■ Exercise description ■
Take every line from the material that has the word "this" in it.

---------- Exercise material

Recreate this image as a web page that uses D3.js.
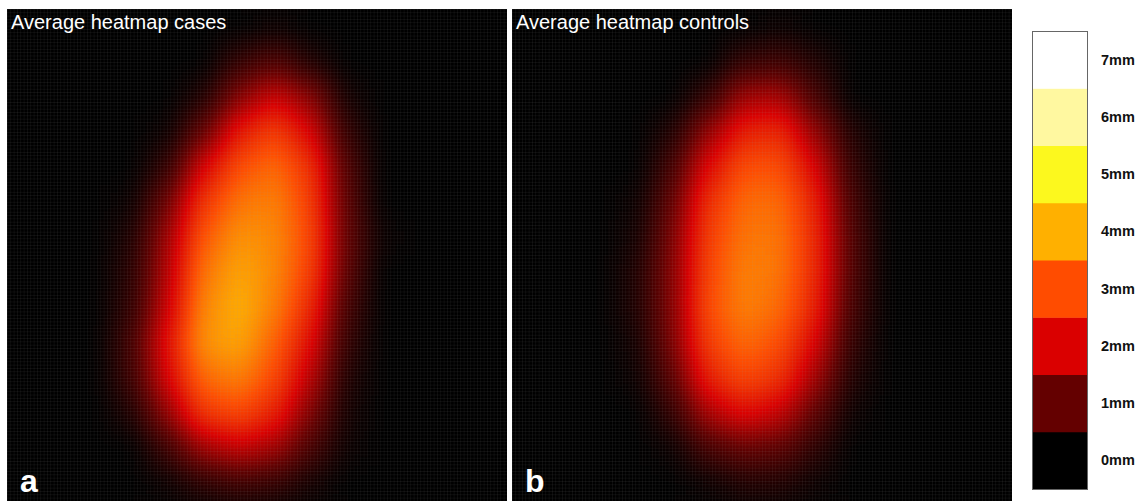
<!DOCTYPE html>
<html>
<head>
<meta charset="utf-8">
<script src="https://cdn.jsdelivr.net/npm/d3@7"></script>
<style>
  body { margin: 0; background: #fff; }
  svg { display: block; font-family: "Liberation Sans", Arial, sans-serif; }
</style>
</head>
<body>
<svg id="chart" width="1140" height="501"></svg>
<script>
// mean thickness (mm), 14 x 14 cells per panel, rows top to bottom
const casesGrid = [
  [0, 0, 0, 0, 0, 0, 0, 0.1, 0, 0, 0, 0, 0, 0],
  [0, 0, 0, 0, 0, 0, 0.5, 0.8, 0.3, 0, 0, 0, 0, 0],
  [0, 0, 0, 0, 0, 0.3, 1.3, 1.9, 1.3, 0.2, 0, 0, 0, 0],
  [0, 0, 0, 0, 0.1, 1.0, 2.3, 2.8, 2.0, 0.5, 0, 0, 0, 0],
  [0, 0, 0, 0, 0.5, 2.0, 3.0, 3.3, 2.6, 0.8, 0, 0, 0, 0],
  [0, 0, 0, 0.1, 1.1, 2.7, 3.4, 3.5, 2.8, 0.9, 0, 0, 0, 0],
  [0, 0, 0, 0.3, 1.5, 3.1, 3.7, 3.6, 2.9, 1.0, 0.1, 0, 0, 0],
  [0, 0, 0, 0.4, 1.7, 3.4, 3.9, 3.6, 2.8, 0.9, 0, 0, 0, 0],
  [0, 0, 0, 0.5, 1.9, 3.6, 4.0, 3.5, 2.5, 0.7, 0, 0, 0, 0],
  [0, 0, 0, 0.7, 2.2, 3.7, 3.9, 3.2, 2.1, 0.5, 0, 0, 0, 0],
  [0, 0, 0, 0.6, 2.0, 3.3, 3.5, 2.9, 1.7, 0.3, 0, 0, 0, 0],
  [0, 0, 0, 0.3, 1.4, 2.7, 2.9, 2.4, 1.2, 0.2, 0, 0, 0, 0],
  [0, 0, 0, 0, 0.6, 1.5, 1.8, 1.5, 0.7, 0.1, 0, 0, 0, 0],
  [0, 0, 0, 0, 0.1, 0.4, 0.6, 0.5, 0.2, 0, 0, 0, 0, 0]
];
const controlsGrid = [
  [0, 0, 0, 0, 0, 0, 0, 0.1, 0, 0, 0, 0, 0, 0],
  [0, 0, 0, 0, 0, 0, 0.5, 0.6, 0.3, 0, 0, 0, 0, 0],
  [0, 0, 0, 0, 0, 0.5, 1.5, 1.6, 0.7, 0, 0, 0, 0, 0],
  [0, 0, 0, 0, 0.3, 1.4, 2.4, 2.5, 1.4, 0.3, 0, 0, 0, 0],
  [0, 0, 0, 0, 0.7, 2.1, 3.0, 3.0, 2.0, 0.5, 0, 0, 0, 0],
  [0, 0, 0, 0.1, 1.0, 2.6, 3.3, 3.3, 2.4, 0.7, 0, 0, 0, 0],
  [0, 0, 0, 0.2, 1.2, 2.8, 3.4, 3.4, 2.5, 0.8, 0, 0, 0, 0],
  [0, 0, 0, 0.3, 1.3, 2.9, 3.5, 3.4, 2.5, 0.8, 0, 0, 0, 0],
  [0, 0, 0, 0.3, 1.3, 3.0, 3.5, 3.3, 2.4, 0.7, 0, 0, 0, 0],
  [0, 0, 0, 0.2, 1.2, 2.8, 3.3, 3.0, 2.0, 0.5, 0, 0, 0, 0],
  [0, 0, 0, 0.1, 0.9, 2.4, 2.9, 2.6, 1.5, 0.3, 0, 0, 0, 0],
  [0, 0, 0, 0, 0.5, 1.6, 2.1, 1.8, 0.9, 0.1, 0, 0, 0, 0],
  [0, 0, 0, 0, 0.1, 0.7, 1.0, 0.9, 0.4, 0, 0, 0, 0, 0],
  [0, 0, 0, 0, 0, 0.1, 0.3, 0.3, 0.1, 0, 0, 0, 0, 0]
];
const panelTitles = ["Average heatmap cases", "Average heatmap controls"];
const panelLetters = ["a", "b"];

// legend bands
const legendLevels = [0, 1, 2, 3, 4, 5, 6, 7];
const legendLabels = ["0mm", "1mm", "2mm", "3mm", "4mm", "5mm", "6mm", "7mm"];
const legendColors = ["#000000", "#640000", "#da0000", "#ff4c00", "#ffb000", "#fcf81e", "#fff8a0", "#ffffff"];

const svg = d3.select("#chart");
const defs = svg.append("defs");

const maxLevel = d3.max(legendLevels);
// cells are drawn as grey levels, smoothed, then pushed through the colour table
const grey = d3.scaleLinear().domain([0, maxLevel]).range(["#000", "#fff"]).clamp(true);
const table = ch => legendColors.map(c => (d3.rgb(c)[ch] / 255).toFixed(4)).join(" ");

const panelW = 500, panelH = 492;
const panels = [
  { x: 7, y: 9, grid: casesGrid },
  { x: 512, y: 9, grid: controlsGrid }
];

// fine lattice seen over the images
const pat = defs.append("pattern")
  .attr("id", "lattice")
  .attr("patternUnits", "userSpaceOnUse")
  .attr("width", panelW / 150)
  .attr("height", panelH / 148);
pat.append("path")
  .attr("d", `M0,0V${panelH / 148}M0,0H${panelW / 150}`)
  .attr("stroke", "#9a9a9a")
  .attr("stroke-opacity", 0.25)
  .attr("stroke-width", 0.6);

panels.forEach((p, k) => {
  const cols = d3.range(p.grid[0].length);
  const rows = d3.range(p.grid.length);
  const xs = d3.scaleBand().domain(cols).range([0, panelW]);
  const ys = d3.scaleBand().domain(rows).range([0, panelH]);

  defs.append("clipPath").attr("id", `clip${k}`)
    .append("rect").attr("width", panelW).attr("height", panelH);
  const f = defs.append("filter").attr("id", `soft${k}`)
    .attr("filterUnits", "userSpaceOnUse")
    .attr("color-interpolation-filters", "sRGB")
    .attr("x", -40).attr("y", -40)
    .attr("width", panelW + 80).attr("height", panelH + 80);
  f.append("feGaussianBlur").attr("stdDeviation", 14).attr("result", "b");
  const ct = f.append("feComponentTransfer").attr("in", "b");
  ct.append("feFuncR").attr("type", "table").attr("tableValues", table("r"));
  ct.append("feFuncG").attr("type", "table").attr("tableValues", table("g"));
  ct.append("feFuncB").attr("type", "table").attr("tableValues", table("b"));

  const g = svg.append("g")
    .attr("transform", `translate(${p.x},${p.y})`)
    .attr("clip-path", `url(#clip${k})`);

  g.append("rect").attr("width", panelW).attr("height", panelH).attr("fill", "#000");

  const cells = p.grid.flatMap((row, j) => row.map((v, i) => ({ i, j, v })));
  g.append("g")
    .attr("filter", `url(#soft${k})`)
    .selectAll("rect")
    .data(cells)
    .join("rect")
    .attr("x", d => xs(d.i))
    .attr("y", d => ys(d.j))
    .attr("width", xs.bandwidth() + 0.5)
    .attr("height", ys.bandwidth() + 0.5)
    .attr("fill", d => grey(d.v));

  g.append("rect").attr("width", panelW).attr("height", panelH).attr("fill", "url(#lattice)");

  g.append("text")
    .attr("x", 4).attr("y", 20)
    .attr("fill", "#fff")
    .attr("font-size", 20)
    .text(panelTitles[k]);

  g.append("text")
    .attr("x", 13).attr("y", 483)
    .attr("fill", "#fff")
    .attr("font-size", 32)
    .attr("font-weight", "bold")
    .text(panelLetters[k]);
});

// colour key
const legX = 1032, legW = 56;
const ly = d3.scaleBand().domain(legendLevels.slice().reverse()).range([31, 489]);
const leg = svg.append("g");
leg.selectAll("rect")
  .data(legendLevels)
  .join("rect")
  .attr("x", legX)
  .attr("y", d => ly(d))
  .attr("width", legW)
  .attr("height", ly.bandwidth() + 0.5)
  .attr("fill", (d, i) => legendColors[i]);
leg.append("rect")
  .attr("x", legX + 0.5).attr("y", 31.5)
  .attr("width", legW - 1).attr("height", 458)
  .attr("fill", "none")
  .attr("stroke", "#666");
leg.selectAll("text")
  .data(legendLevels)
  .join("text")
  .attr("x", 1101)
  .attr("y", d => ly(d) + ly.bandwidth() / 2)
  .attr("dy", "0.35em")
  .attr("font-size", 14.5)
  .attr("font-weight", "bold")
  .attr("fill", "#111")
  .text((d, i) => legendLabels[i]);
</script>
</body>
</html>
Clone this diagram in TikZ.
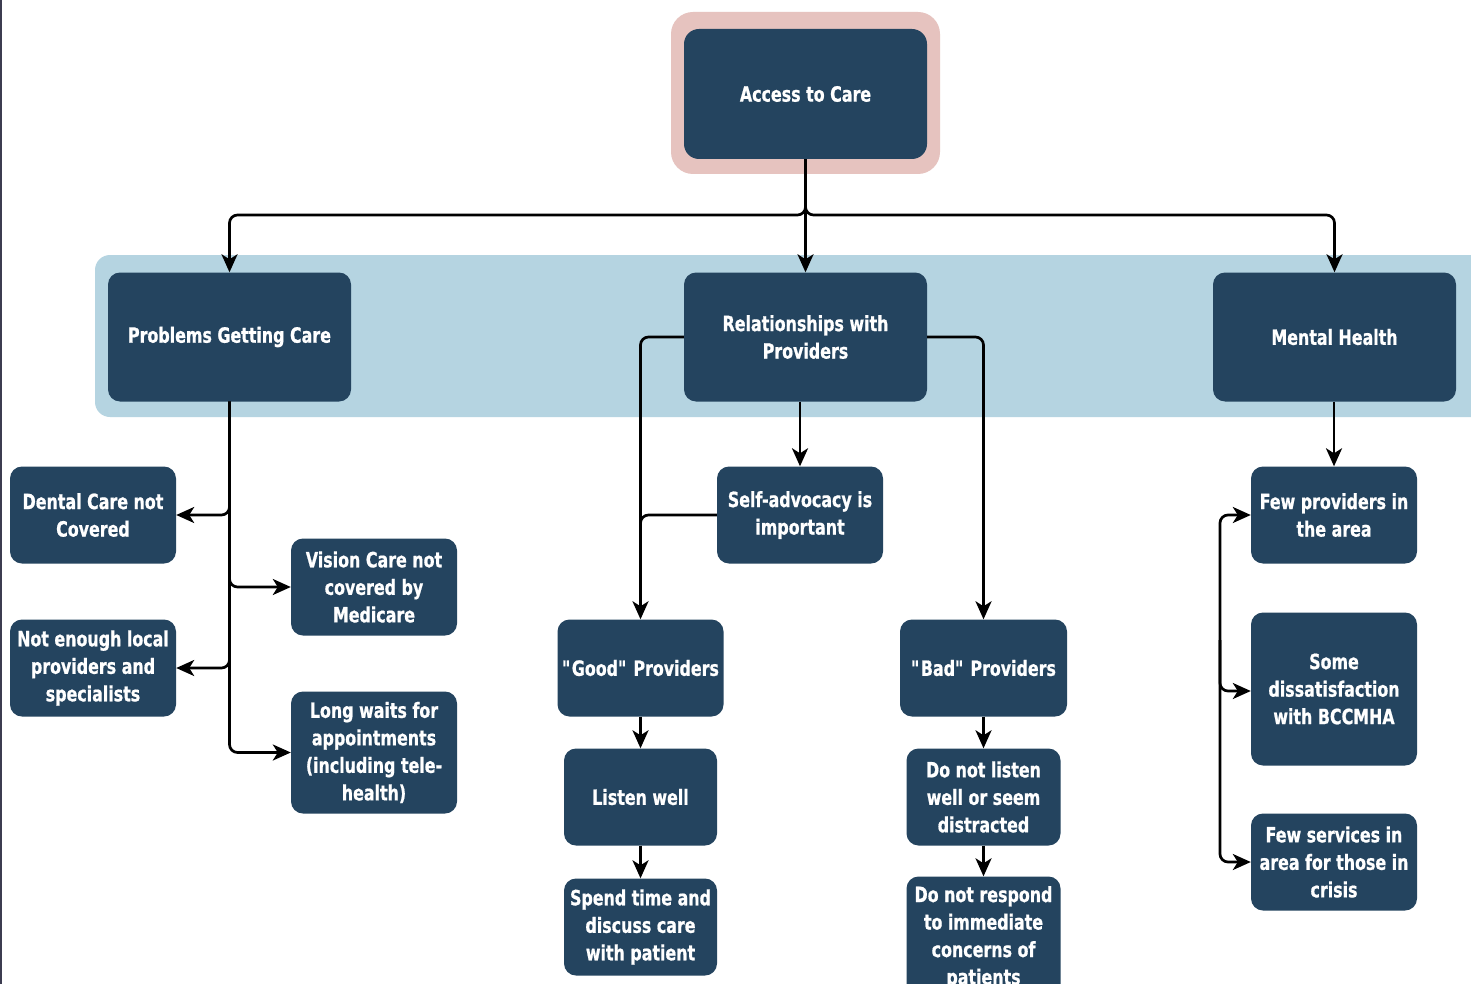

--------------------

■ Final result ■
Recreate this image as a web page that uses D3.js.
Clone this diagram in TikZ.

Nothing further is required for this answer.